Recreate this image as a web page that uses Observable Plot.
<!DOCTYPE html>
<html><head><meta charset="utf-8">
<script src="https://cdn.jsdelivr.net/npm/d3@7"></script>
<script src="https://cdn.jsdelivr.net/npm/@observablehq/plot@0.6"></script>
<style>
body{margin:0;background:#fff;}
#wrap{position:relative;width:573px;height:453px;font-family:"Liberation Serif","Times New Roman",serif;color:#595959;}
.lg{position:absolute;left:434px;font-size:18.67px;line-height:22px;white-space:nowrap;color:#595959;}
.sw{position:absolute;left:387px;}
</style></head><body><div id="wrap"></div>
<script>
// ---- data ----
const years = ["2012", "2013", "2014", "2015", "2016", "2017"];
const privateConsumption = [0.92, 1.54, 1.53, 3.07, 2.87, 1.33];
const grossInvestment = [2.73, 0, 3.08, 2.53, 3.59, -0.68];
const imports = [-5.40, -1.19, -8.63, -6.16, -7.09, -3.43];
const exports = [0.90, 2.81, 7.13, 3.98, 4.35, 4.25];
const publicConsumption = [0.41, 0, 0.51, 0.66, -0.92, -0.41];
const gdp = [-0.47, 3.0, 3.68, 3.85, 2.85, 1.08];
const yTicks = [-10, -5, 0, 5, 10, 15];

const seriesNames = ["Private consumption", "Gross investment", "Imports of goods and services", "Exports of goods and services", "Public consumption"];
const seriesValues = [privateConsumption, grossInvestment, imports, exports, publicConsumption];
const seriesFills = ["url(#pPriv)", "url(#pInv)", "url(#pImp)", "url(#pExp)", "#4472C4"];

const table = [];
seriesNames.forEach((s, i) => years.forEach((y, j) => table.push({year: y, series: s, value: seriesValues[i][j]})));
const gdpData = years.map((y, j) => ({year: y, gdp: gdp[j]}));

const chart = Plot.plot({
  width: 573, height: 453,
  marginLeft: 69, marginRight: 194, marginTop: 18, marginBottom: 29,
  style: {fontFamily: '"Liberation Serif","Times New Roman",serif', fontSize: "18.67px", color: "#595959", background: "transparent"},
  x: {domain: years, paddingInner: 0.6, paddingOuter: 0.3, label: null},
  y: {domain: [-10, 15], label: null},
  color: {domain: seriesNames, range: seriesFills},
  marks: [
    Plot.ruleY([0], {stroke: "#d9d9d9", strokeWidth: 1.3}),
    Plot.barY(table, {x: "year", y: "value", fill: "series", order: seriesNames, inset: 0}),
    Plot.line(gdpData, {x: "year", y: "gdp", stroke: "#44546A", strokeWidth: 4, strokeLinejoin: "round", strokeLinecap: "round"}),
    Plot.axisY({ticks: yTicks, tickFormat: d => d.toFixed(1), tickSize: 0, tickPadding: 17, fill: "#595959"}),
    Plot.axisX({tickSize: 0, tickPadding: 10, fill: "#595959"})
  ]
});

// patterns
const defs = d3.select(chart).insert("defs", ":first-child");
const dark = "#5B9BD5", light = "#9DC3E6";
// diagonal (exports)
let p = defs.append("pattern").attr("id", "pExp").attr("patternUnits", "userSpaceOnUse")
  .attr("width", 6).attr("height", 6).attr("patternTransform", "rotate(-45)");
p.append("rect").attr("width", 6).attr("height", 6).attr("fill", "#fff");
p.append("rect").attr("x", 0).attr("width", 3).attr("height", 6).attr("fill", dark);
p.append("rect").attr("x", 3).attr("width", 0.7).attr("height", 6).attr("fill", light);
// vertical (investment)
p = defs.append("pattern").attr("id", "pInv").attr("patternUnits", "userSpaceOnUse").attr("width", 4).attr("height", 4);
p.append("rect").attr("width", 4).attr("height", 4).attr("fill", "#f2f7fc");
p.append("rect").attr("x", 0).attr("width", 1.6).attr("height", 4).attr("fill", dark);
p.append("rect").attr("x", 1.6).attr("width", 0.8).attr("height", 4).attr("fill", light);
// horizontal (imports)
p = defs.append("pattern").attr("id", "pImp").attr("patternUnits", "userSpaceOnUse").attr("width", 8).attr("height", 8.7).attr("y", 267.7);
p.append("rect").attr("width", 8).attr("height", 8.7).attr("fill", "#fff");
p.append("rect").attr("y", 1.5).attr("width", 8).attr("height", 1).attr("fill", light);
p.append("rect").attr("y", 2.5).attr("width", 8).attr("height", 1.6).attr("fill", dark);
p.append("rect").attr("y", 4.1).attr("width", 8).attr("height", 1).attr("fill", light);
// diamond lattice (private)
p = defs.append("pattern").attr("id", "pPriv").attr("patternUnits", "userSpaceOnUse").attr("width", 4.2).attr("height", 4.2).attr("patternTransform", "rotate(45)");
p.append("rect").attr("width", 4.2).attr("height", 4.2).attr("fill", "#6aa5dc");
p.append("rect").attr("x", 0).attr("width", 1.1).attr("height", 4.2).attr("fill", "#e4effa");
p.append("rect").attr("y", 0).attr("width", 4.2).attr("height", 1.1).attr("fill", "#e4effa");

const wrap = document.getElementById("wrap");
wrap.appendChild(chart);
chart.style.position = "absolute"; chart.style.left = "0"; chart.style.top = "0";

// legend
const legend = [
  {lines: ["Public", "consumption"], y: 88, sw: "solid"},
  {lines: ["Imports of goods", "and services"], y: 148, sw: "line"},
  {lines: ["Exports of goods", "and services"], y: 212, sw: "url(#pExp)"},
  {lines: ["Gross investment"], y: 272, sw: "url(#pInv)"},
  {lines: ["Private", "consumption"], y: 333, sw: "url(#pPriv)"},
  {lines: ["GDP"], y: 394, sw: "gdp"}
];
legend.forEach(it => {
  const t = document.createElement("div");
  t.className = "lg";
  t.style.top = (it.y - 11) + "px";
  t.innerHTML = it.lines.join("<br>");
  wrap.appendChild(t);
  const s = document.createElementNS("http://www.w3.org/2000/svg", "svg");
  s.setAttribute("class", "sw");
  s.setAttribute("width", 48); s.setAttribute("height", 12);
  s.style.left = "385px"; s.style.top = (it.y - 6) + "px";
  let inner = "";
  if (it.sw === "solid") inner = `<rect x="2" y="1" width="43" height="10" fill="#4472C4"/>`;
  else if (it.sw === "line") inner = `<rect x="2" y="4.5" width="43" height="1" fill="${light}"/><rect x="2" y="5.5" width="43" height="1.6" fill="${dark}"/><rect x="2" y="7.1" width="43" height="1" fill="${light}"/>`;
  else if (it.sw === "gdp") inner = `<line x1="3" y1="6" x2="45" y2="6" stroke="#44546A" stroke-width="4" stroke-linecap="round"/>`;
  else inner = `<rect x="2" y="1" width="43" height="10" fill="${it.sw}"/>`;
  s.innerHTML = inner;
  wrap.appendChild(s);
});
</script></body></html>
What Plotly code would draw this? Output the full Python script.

SHORT EXERCISE
Each line above that holds the string "this" should be copied and shown.

FINISHED EXERCISE
Recreate this image as a web page that uses Observable Plot.
What Plotly code would draw this? Output the full Python script.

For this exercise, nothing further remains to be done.